A handful of Asian nations have recently come back to the table in discussions on how kratom can become a legal commodity for global trade. Taiwan appears to be headed in the opposite direction after a billion-dollar kratom seizure, aided by authorities from the United States.
Authorities in Taiwan completed a months-long process of seizing $1.14 billion worth of kratom from a port in Koahsiung City. The intended destination of the kratom was Los Angeles before local authorities were “tipped off” about the roughly 400,000 pounds of kratom, leading to the seizure of the shipment under Taiwanese law.
Despite kratom being legal in both the country it was sent from and the port it was being sent to, the plant has been illegal in Taiwan since 2019 and created the necessary legal conditions to seize the shipment. The tip led to two containers being seized at first before authorities traced the boxes and found others that had originated from the same location.
Media reports say that U.S. authorities alerted their Taiwanese counterparts of the shipment, but it is unclear whether or not the action was taken as part of an import alert or formal action by the United States Food and Drug Administration. Due to the containers being in transit, no arrests were made, and no charges are expected to be filed
The only outcome is that thousands of kratom products will now be destroyed after being caught in the crossfire of an evolving industry. Local authorities said the crackdown limited kratom from being smuggled onto the island, without indicating if the shipment had been accessed or opened while en route from Indonesia to Los Angeles.
The American Kratom Association recently took a trip to Indonesia as part of a trip to meet with Asian authorities and discuss the future of kratom. Those visits were characterized as positive, with the AKA able to meet with senior government officials to encourage them to act on science and their own interests in the issue… not at the behest of the FDA.
Because of how the FDA implements its authority to issue import alerts, the AKA has contended that any product containing kratom has been labeled as adulterated by the FDA, and thus illegal for import.
While the AKA’s discussions with government officials, farmers and other cogs in the kratom export business centered on hypothetical situations of regulatory overreach, it didn’t take long for American authorities to take action. For those who are looking to grow kratom into a safe, regulated industry, this action is just the latest to show why a robust conversation around kratom, including all stakeholders in the industry, is required.

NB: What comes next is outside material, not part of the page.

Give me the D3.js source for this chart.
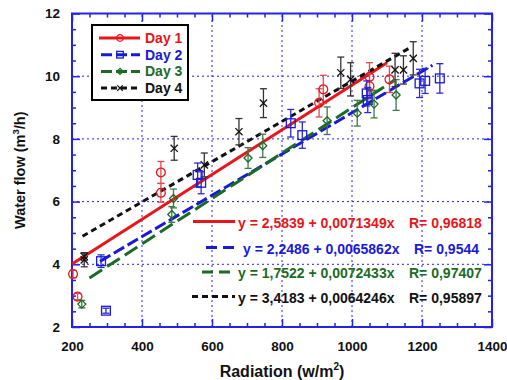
<!DOCTYPE html>
<html>
<head>
<meta charset="utf-8">
<script src="https://cdn.jsdelivr.net/npm/d3@7/dist/d3.min.js"></script>
<style>
  body { margin: 0; background: #fff; }
  svg text { font-family: 'Liberation Sans', Arial, sans-serif; font-weight: bold; }
</style>
</head>
<body>
<div id="chart"></div>
<script>
// data
const day1X = [203, 216, 454, 454, 906, 918, 1050, 1050, 1107];
const day1Y = [3.69, 2.97, 6.93, 6.28, 9.15, 9.58, 9.98, 9.68, 9.90];
const day1E = [0.12, 0.10, 0.35, 0.30, 0.45, 0.45, 0.45, 0.40, 0.42];

const day2X = [283, 297, 559, 569, 825, 858, 1042, 1045, 1193, 1209, 1251];
const day2Y = [4.10, 2.52, 6.85, 6.60, 8.50, 8.12, 9.45, 9.24, 9.77, 9.85, 9.93];
const day2E = [0.20, 0.08, 0.38, 0.35, 0.44, 0.42, 0.40, 0.40, 0.45, 0.40, 0.47];

const day3X = [228, 490, 485, 703, 745, 929, 1015, 1063, 1126];
const day3Y = [2.73, 6.10, 5.59, 7.39, 7.78, 8.58, 8.82, 9.11, 9.40];
const day3E = [0.12, 0.30, 0.25, 0.33, 0.37, 0.44, 0.41, 0.44, 0.49];

const day4X = [235, 235, 492, 578, 677, 747, 968, 996, 1123, 1147, 1175];
const day4Y = [4.14, 4.25, 7.70, 7.17, 8.23, 9.14, 10.11, 9.90, 10.20, 10.20, 10.57];
const day4E = [0.22, 0.12, 0.38, 0.38, 0.42, 0.46, 0.50, 0.53, 0.53, 0.45, 0.53];

// fit lines: intercept, slope, x range, R
const fitA = [2.5839, 2.2486, 1.7522, 3.4183];
const fitB = [0.0071349, 0.0065862, 0.0072433, 0.0064246];
const fitFrom = [200, 280, 250, 230];
const fitTo = [1100, 1230, 1120, 1170];
const fitLabel = ['y = 2,5839 + 0,0071349x', 'y = 2,2486 + 0,0065862x', 'y = 1,7522 + 0,0072433x', 'y = 3,4183 + 0,0064246x'];
const fitR = ['R= 0,96818', 'R= 0,9544', 'R= 0,97407', 'R= 0,95897'];

const names = ['Day 1', 'Day 2', 'Day 3', 'Day 4'];
const xTicks = [200, 400, 600, 800, 1000, 1200, 1400];
const yTicks = [2, 4, 6, 8, 10, 12];

const colors = ['#e8161b', '#1a1ad6', '#1b6b26', '#111111'];
const barColors = ['#e04a4e', '#2b2bd0', '#3d7a45', '#333333'];
const dashes = [null, '12,4', '15,6', '6,4'];
const symbols = ['circle', 'square', 'diamond', 'cross'];

const width = 507, height = 380;
const margin = { top: 13.5, right: 15, bottom: 53, left: 72 };

const svg = d3.select('#chart').append('svg')
    .attr('width', width)
    .attr('height', height);

const x = d3.scaleLinear().domain([200, 1400]).range([margin.left, width - margin.right]);
const y = d3.scaleLinear().domain([2, 12]).range([height - margin.bottom, margin.top]);

const axisBlue = '#2222ee';
const plotW = width - margin.left - margin.right;
const plotH = height - margin.top - margin.bottom;

// grid
const grid = svg.append('g').attr('class', 'grid');
grid.selectAll('.gx')
    .data(xTicks.slice(1, -1))
    .enter().append('line')
    .attr('x1', d => x(d)).attr('x2', d => x(d))
    .attr('y1', y(2)).attr('y2', y(12))
    .attr('stroke', axisBlue).attr('stroke-width', 1).attr('stroke-dasharray', '2,3');
grid.selectAll('.gy')
    .data(yTicks.slice(1, -1))
    .enter().append('line')
    .attr('x1', x(200)).attr('x2', x(1400))
    .attr('y1', d => y(d)).attr('y2', d => y(d))
    .attr('stroke', axisBlue).attr('stroke-width', 1).attr('stroke-dasharray', '2,3');

// axes: major + minor inward ticks on all four sides
const xMinor = d3.range(200, 1401, 50).filter(v => !xTicks.includes(v));
const yMinor = d3.range(2, 12.01, 0.5).filter(v => !yTicks.includes(v));

function styleAxis(g) {
    g.select('.domain').remove();
    g.selectAll('.tick line').attr('stroke', axisBlue).attr('stroke-width', 1.5);
    g.selectAll('.tick text').attr('fill', '#111').attr('font-size', '13.5px');
}

svg.append('g')
    .attr('transform', `translate(0,${y(2)})`)
    .call(d3.axisBottom(x).tickValues(xTicks).tickSizeInner(-8).tickSizeOuter(0).tickPadding(14).tickFormat(d3.format('d')))
    .call(styleAxis);
svg.append('g')
    .attr('transform', `translate(0,${y(2)})`)
    .call(d3.axisBottom(x).tickValues(xMinor).tickSize(-4).tickFormat(''))
    .call(styleAxis);
svg.append('g')
    .attr('transform', `translate(0,${y(12)})`)
    .call(d3.axisTop(x).tickValues(xTicks).tickSize(-8).tickFormat(''))
    .call(styleAxis);
svg.append('g')
    .attr('transform', `translate(0,${y(12)})`)
    .call(d3.axisTop(x).tickValues(xMinor).tickSize(-4).tickFormat(''))
    .call(styleAxis);

svg.append('g')
    .attr('transform', `translate(${x(200)},0)`)
    .call(d3.axisLeft(y).tickValues(yTicks).tickSizeInner(-8).tickSizeOuter(0).tickPadding(12))
    .call(styleAxis);
svg.append('g')
    .attr('transform', `translate(${x(200)},0)`)
    .call(d3.axisLeft(y).tickValues(yMinor).tickSize(-4).tickFormat(''))
    .call(styleAxis);
svg.append('g')
    .attr('transform', `translate(${x(1400)},0)`)
    .call(d3.axisRight(y).tickValues(yTicks).tickSize(-8).tickFormat(''))
    .call(styleAxis);
svg.append('g')
    .attr('transform', `translate(${x(1400)},0)`)
    .call(d3.axisRight(y).tickValues(yMinor).tickSize(-4).tickFormat(''))
    .call(styleAxis);

svg.append('rect')
    .attr('x', x(200)).attr('y', y(12))
    .attr('width', plotW).attr('height', plotH)
    .attr('fill', 'none')
    .attr('stroke', axisBlue)
    .attr('stroke-width', 2);

// axis titles
svg.append('text')
    .attr('x', x(800)).attr('y', 377)
    .attr('text-anchor', 'middle')
    .attr('font-size', '16px')
    .attr('fill', '#111')
    .html('Radiation (w/m<tspan dy="-7" font-size="10px">2</tspan><tspan dy="7">)</tspan>');

svg.append('text')
    .attr('transform', `translate(25,${y(7)}) rotate(-90)`)
    .attr('text-anchor', 'middle')
    .attr('font-size', '14.5px')
    .attr('fill', '#111')
    .html('Water flow (m<tspan dy="-6" font-size="9.5px">3</tspan><tspan dy="6">/h)</tspan>');

// regression lines
const fits = fitA.map((a, i) => ({ i, pts: [fitFrom[i], fitTo[i]].map(v => [v, a + fitB[i] * v]) }));
const line = d3.line().x(d => x(d[0])).y(d => y(d[1]));

svg.append('g').selectAll('path')
    .data(fits)
    .enter().append('path')
    .attr('d', d => line(d.pts))
    .attr('fill', 'none')
    .attr('stroke', d => colors[d.i])
    .attr('stroke-width', 3)
    .attr('stroke-dasharray', d => dashes[d.i]);

// points with error bars
const series = [
    [day1X, day1Y, day1E],
    [day2X, day2Y, day2E],
    [day3X, day3Y, day3E],
    [day4X, day4Y, day4E]
];

function drawMarker(g, kind, color, size) {
    if (kind === 'circle') {
        g.append('circle').attr('r', size * 0.55).attr('fill', 'none').attr('stroke', color).attr('stroke-width', 1.3);
    } else if (kind === 'square') {
        g.append('rect').attr('x', -size * 0.55).attr('y', -size * 0.55)
            .attr('width', size * 1.1).attr('height', size * 1.1)
            .attr('fill', 'none').attr('stroke', color).attr('stroke-width', 1.3);
    } else if (kind === 'diamond') {
        const s = size * 0.5;
        g.append('path').attr('d', `M0,${-s}L${s},0L0,${s}L${-s},0Z`)
            .attr('fill', 'none').attr('stroke', color).attr('stroke-width', 1.3);
    } else {
        const s = size * 0.45;
        g.append('path').attr('d', `M${-s},${-s}L${s},${s}M${-s},${s}L${s},${-s}`)
            .attr('stroke', color).attr('stroke-width', 1.3);
    }
}

series.forEach((s, k) => {
    const pts = s[0].map((v, j) => ({ x: v, y: s[1][j], e: s[2][j] }));
    const g = svg.append('g').attr('class', 'series-' + k);

    const bar = g.selectAll('.err')
        .data(pts)
        .enter().append('g')
        .attr('class', 'err')
        .attr('stroke', barColors[k])
        .attr('stroke-width', 1.3);
    bar.append('line')
        .attr('x1', d => x(d.x)).attr('x2', d => x(d.x))
        .attr('y1', d => y(d.y - d.e)).attr('y2', d => y(d.y + d.e));
    bar.append('line')
        .attr('x1', d => x(d.x) - 3.5).attr('x2', d => x(d.x) + 3.5)
        .attr('y1', d => y(d.y + d.e)).attr('y2', d => y(d.y + d.e));
    bar.append('line')
        .attr('x1', d => x(d.x) - 3.5).attr('x2', d => x(d.x) + 3.5)
        .attr('y1', d => y(d.y - d.e)).attr('y2', d => y(d.y - d.e));

    g.selectAll('.mark')
        .data(pts)
        .enter().append('g')
        .attr('class', 'mark')
        .attr('transform', d => `translate(${x(d.x)},${y(d.y)})`)
        .each(function () { drawMarker(d3.select(this), symbols[k], colors[k], 8); });
});

// legend
const legend = svg.append('g').attr('class', 'legend');
legend.append('rect')
    .attr('x', 92).attr('y', 25).attr('width', 96).attr('height', 75)
    .attr('fill', '#fff').attr('stroke', '#000').attr('stroke-width', 2);

const entry = legend.selectAll('.item')
    .data(names)
    .enter().append('g')
    .attr('class', 'item')
    .attr('transform', (d, i) => `translate(0,${38 + i * 16.7})`);

entry.append('line')
    .attr('x1', (d, i) => i === 0 ? 99 : 101).attr('x2', 140)
    .attr('stroke', (d, i) => colors[i])
    .attr('stroke-width', 3)
    .attr('stroke-dasharray', (d, i) => i === 0 ? null : (i === 3 ? '6,4' : '11,4'));
entry.each(function (d, i) {
    const m = d3.select(this).append('g').attr('transform', 'translate(120,0)');
    drawMarker(m, symbols[i], colors[i], 6);
});
entry.append('text')
    .attr('x', 145).attr('y', 0).attr('dy', '0.36em')
    .attr('font-size', '14px')
    .attr('fill', (d, i) => colors[i])
    .text(d => d);

// fit equations
const eq = svg.append('g').attr('class', 'equations');
const eqY = [222.5, 248.5, 273, 297.5];
const eqStart = [193, 206, 202, 192];
const eqText = [238, 243, 238, 238];
const eqR = [409, 414, 409, 409];

const eqItem = eq.selectAll('.eq')
    .data(fitLabel)
    .enter().append('g')
    .attr('class', 'eq')
    .attr('transform', (d, i) => `translate(0,${eqY[i]})`);
eqItem.append('line')
    .attr('x1', (d, i) => eqStart[i]).attr('x2', 235)
    .attr('y1', -1).attr('y2', -1)
    .attr('stroke', (d, i) => colors[i])
    .attr('stroke-width', 3)
    .attr('stroke-dasharray', (d, i) => i === 0 ? null : (i === 3 ? '6,4' : '11,6'));
eqItem.append('text')
    .attr('x', (d, i) => eqText[i]).attr('dy', '0.36em')
    .attr('font-size', '14px')
    .attr('fill', (d, i) => colors[i])
    .text(d => d);
eqItem.append('text')
    .attr('x', (d, i) => eqR[i]).attr('dy', '0.36em')
    .attr('font-size', '14px')
    .attr('fill', (d, i) => colors[i])
    .text((d, i) => fitR[i]);
</script>
</body>
</html>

U.S. Fingerprints on the Taiwan’s Kratom Seizure
Although he wasn’t speaking specifically about this seizure, a senior fellow with the AKA hinted at such action as the new wave of FDA moves against kratom. As more states take up the cause of regulating kratom, Mac Haddow said during a recent webinar that the FDA is “losing their audience” in terms of governments willing to take up their cause of limiting access to kratom.
What started as a quest to convince states to ban kratom, and only led to six states taking action, led to failed attempts to ban kratom, fueled by the FDA, both within the United States government and within international organizations. Now, with few options left to take up the cause of kratom prohibition, the FDA has turned to foreign governments with their misinformation campaigns.
Obfuscating Kratom Discussions Abroad
Earlier this year the Czech Republic took up the kratom question after reports of easy access for children and adulterants in kratom products. Haddow said the FDA supported a ban, and fed the same information it has given to other foreign governments to the Czech authorities to try and sway the decision.
“It was false information,” Haddow said.
Similar to what has played out in other countries, as well as many U.S. states, Czech lawmakers found themselves caught in the gray area where the European Union was “slow” in its response, leaving local authorities to ultimately make the call.
Once the discussion moved away from the disinformation of opponents, Czech leaders shifted from a ban toward regulation. More specifically, talks centered on how to shift from a “gray market” to a regulated structure that protects consumers and keeps products out of the hands of children. At the time, the German Drug Czar said he was “watching in the Czech Republic to see what kratom is all about there and how the debate is going.”
Like in Taiwan, U.S. authorities tried to put their hand on the scale in another country’s kratom debate. Unlike in Taiwan, local lawmakers chose to make decisions “according to science” and rejected the suggestions of American regulators.
It’s a situation that has gotten serious enough that it’s starting to cause real headaches for scientists like Brendan Hughes, who works on drug legislation at the European Monitoring Centre for Drugs and Drug Addiction.
“This has been likened before to a game of Whac-A-Mole.”